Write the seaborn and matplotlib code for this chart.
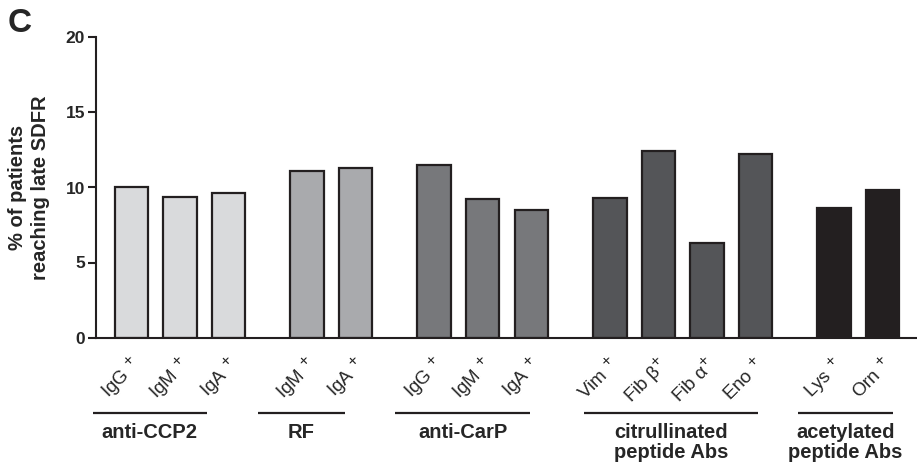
import numpy as np
import pandas as pd
import matplotlib
matplotlib.use("Agg")
import matplotlib.pyplot as plt
import matplotlib.transforms as mtransforms
import matplotlib._mathtext as _mt
import seaborn as sns

_mt.SHRINK_FACTOR = 0.85

# ---- data ----
groups = ["anti-CCP2", "RF", "anti-CarP", "citrullinated\npeptide Abs", "acetylated\npeptide Abs"]
ccp2_labels = ["IgG$^{\\,+}$", "IgM$^{\\,+}$", "IgA$^{\\,+}$"]
ccp2_values = [10.0, 9.35, 9.65]
rf_labels = ["IgM$^{\\,+}$", "IgA$^{\\,+}$"]
rf_values = [11.1, 11.3]
carp_labels = ["IgG$^{\\,+}$", "IgM$^{\\,+}$", "IgA$^{\\,+}$"]
carp_values = [11.5, 9.2, 8.5]
cit_labels = ["Vim$^{\\,+}$", "Fib β$^{+}$", "Fib α$^{+}$", "Eno$^{\\,+}$"]
cit_values = [9.3, 12.4, 6.3, 12.2]
acet_labels = ["Lys$^{\\,+}$", "Orn$^{\\,+}$"]
acet_values = [8.65, 9.85]

group_labels = [ccp2_labels, rf_labels, carp_labels, cit_labels, acet_labels]
group_values = [ccp2_values, rf_values, carp_values, cit_values, acet_values]
colors = ["#d9dadc", "#a9aaad", "#77787b", "#545558", "#231f20"]
edge = "#231f20"

# ---- layout ----
GAP = 0.62
rows = []
pos = 0.0
group_pos = []
for g, labs, vals in zip(groups, group_labels, group_values):
    ps = []
    for lab, v in zip(labs, vals):
        rows.append({"x": pos, "value": v, "group": g, "label": lab})
        ps.append(pos)
        pos += 1
    group_pos.append(ps)
    pos += GAP
df = pd.DataFrame(rows)

sns.set_style("ticks")
plt.rcParams["font.family"] = ["Liberation Sans", "DejaVu Sans"]
plt.rcParams["mathtext.fontset"] = "custom"
plt.rcParams["mathtext.rm"] = "Liberation Sans"
plt.rcParams["mathtext.default"] = "regular"

fig = plt.figure(figsize=(9.17, 4.68), dpi=100)
ax = fig.add_axes([96/917, 130.5/468, 821/917, 300/468])

sns.barplot(data=df, x="x", y="value", hue="group", palette=colors,
            native_scale=True, dodge=False, width=0.69, legend=False,
            edgecolor=edge, linewidth=1.6, saturation=1, ax=ax)

ax.set_xlim(-0.73, df["x"].iloc[-1] + 0.71)
ax.set_ylim(0, 20)
ax.set_yticks([0, 5, 10, 15, 20])
ax.set_yticklabels(["0", "5", "10", "15", "20"], fontweight="bold", fontsize=12.5)
ax.tick_params(axis="y", length=6, width=1.5, color=edge, pad=2)
ax.set_xticks(df["x"].tolist())
ax.set_xticklabels(df["label"].tolist(), rotation=45, ha="right", va="center",
                   rotation_mode="anchor", fontsize=13.5)
ax.tick_params(axis="x", length=0, pad=19)
off = mtransforms.ScaledTranslation(6/100, 2/100, fig.dpi_scale_trans)
for lab in ax.get_xticklabels():
    lab.set_transform(lab.get_transform() + off)
for s in ["top", "right"]:
    ax.spines[s].set_visible(False)
for s in ["left", "bottom"]:
    ax.spines[s].set_linewidth(1.5)
    ax.spines[s].set_color(edge)
ax.set_xlabel("")
ax.set_ylabel("% of patients\nreaching late SDFR", fontweight="bold", fontsize=14.5,
              linespacing=1.25)
ax.yaxis.set_label_coords(-0.056, 0.5)

# group brackets
line_off = [(-0.79, -0.45), (-1.02, -0.22), (-0.80, -0.02), (-0.53, 0.06), (-0.74, 0.22)]
trans = mtransforms.blended_transform_factory(ax.transData, ax.transAxes)
for g, ps, (a, b) in zip(groups, group_pos, line_off):
    x0, x1 = ps[0] + a, ps[-1] + b
    ax.plot([x0, x1], [-0.252, -0.252], color=edge, lw=1.6, transform=trans,
            clip_on=False, solid_capstyle="butt")
    ax.text((x0 + x1) / 2, -0.285, g, transform=trans, ha="center", va="top",
            fontweight="bold", fontsize=14.5, linespacing=1.1)

fig.text(8/917, 1 - 8/468, "C", fontsize=24, fontweight="bold", va="top", ha="left")

fig.savefig("out.png", dpi=100)
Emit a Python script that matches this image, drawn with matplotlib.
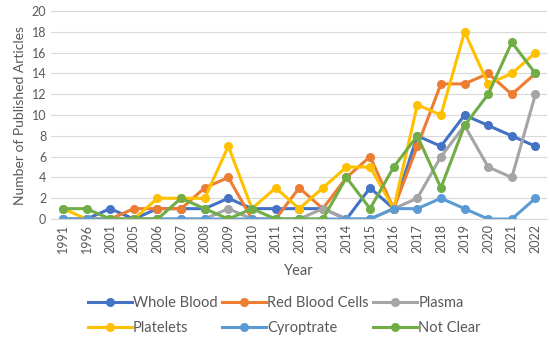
import numpy as np
import matplotlib.pyplot as plt

plt.rcParams['font.family'] = ['Lato', 'DejaVu Sans']

years = ['1991', '1996', '2001', '2005', '2006', '2007', '2008', '2009', '2010', '2011', '2012',
         '2013', '2014', '2015', '2016', '2017', '2018', '2019', '2020', '2021', '2022']

whole_blood = [0, 0, 1, 0, 1, 1, 1, 2, 1, 1, 1, 1, 0, 3, 1, 8, 7, 10, 9, 8, 7]
red_blood_cells = [0, 0, 0, 1, 1, 1, 3, 4, 0, 0, 3, 1, 4, 6, 1, 7, 13, 13, 14, 12, 14]
plasma = [0, 0, 0, 0, 0, 0, 0, 1, 0, 0, 0, 1, 0, 0, 1, 2, 6, 9, 5, 4, 12]
platelets = [1, 0, 0, 0, 2, 2, 2, 7, 1, 3, 1, 3, 5, 5, 1, 11, 10, 18, 13, 14, 16]
cyroptrate = [0, 0, 0, 0, 0, 0, 0, 0, 0, 0, 0, 0, 0, 0, 1, 1, 2, 1, 0, 0, 2]
not_clear = [1, 1, 0, 0, 0, 2, 1, 0, 1, 0, 0, 0, 4, 1, 5, 8, 3, 9, 12, 17, 14]

series = [
    ('Whole Blood', whole_blood, '#4472C4'),
    ('Red Blood Cells', red_blood_cells, '#ED7D31'),
    ('Plasma', plasma, '#A5A5A5'),
    ('Platelets', platelets, '#FFC000'),
    ('Cyroptrate', cyroptrate, '#5B9BD5'),
    ('Not Clear', not_clear, '#70AD47'),
]

fig = plt.figure(figsize=(5.5, 3.37), dpi=100)
ax = fig.add_axes((0.093, 0.35, 0.902, 0.617))

x = np.arange(len(years))
lines = []
for name, vals, c in series:
    ln, = ax.plot(x, vals, color=c, lw=2.2, marker='o', ms=5.5, label=name)
    lines.append(ln)

ax.set_xlim(-0.5, len(years) - 0.5)
ax.set_ylim(0, 20)
ax.set_yticks(range(0, 21, 2))
ax.set_xticks(x)
ax.set_xticklabels(years, rotation=90)
ax.tick_params(length=0, labelsize=9, colors='#595959')
ax.grid(axis='y', color='#D9D9D9', lw=0.8)
ax.set_axisbelow(True)
for s in ['top', 'right', 'left']:
    ax.spines[s].set_visible(False)
ax.spines['bottom'].set_color('#D9D9D9')

ax.set_xlabel('Year', fontsize=10.5, color='#595959', labelpad=8)
ax.set_ylabel('Number of Published Articles', fontsize=10, color='#595959', labelpad=4)

# legend fills by column, so reorder to get rows like the original
order = [0, 3, 1, 4, 2, 5]
fig.legend([lines[i] for i in order], [series[i][0] for i in order],
           loc='lower center', bbox_to_anchor=(0.517, -0.033), ncol=3, frameon=False,
           fontsize=10.5, labelcolor='#595959', handlelength=3, columnspacing=0.3,
           handletextpad=0.1, labelspacing=0.75)

fig.savefig('out.png', dpi=100)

○ ○ ○

Only the lines from the one bearing "Emit a Python" to the one bearing "plt.rcParams['font.family'] = ['Lato', 'DejaVu", both included, should be restated word for word, with pictures left out.

Emit a Python script that matches this image, drawn with matplotlib.
import numpy as np
import matplotlib.pyplot as plt

plt.rcParams['font.family'] = ['Lato', 'DejaVu Sans']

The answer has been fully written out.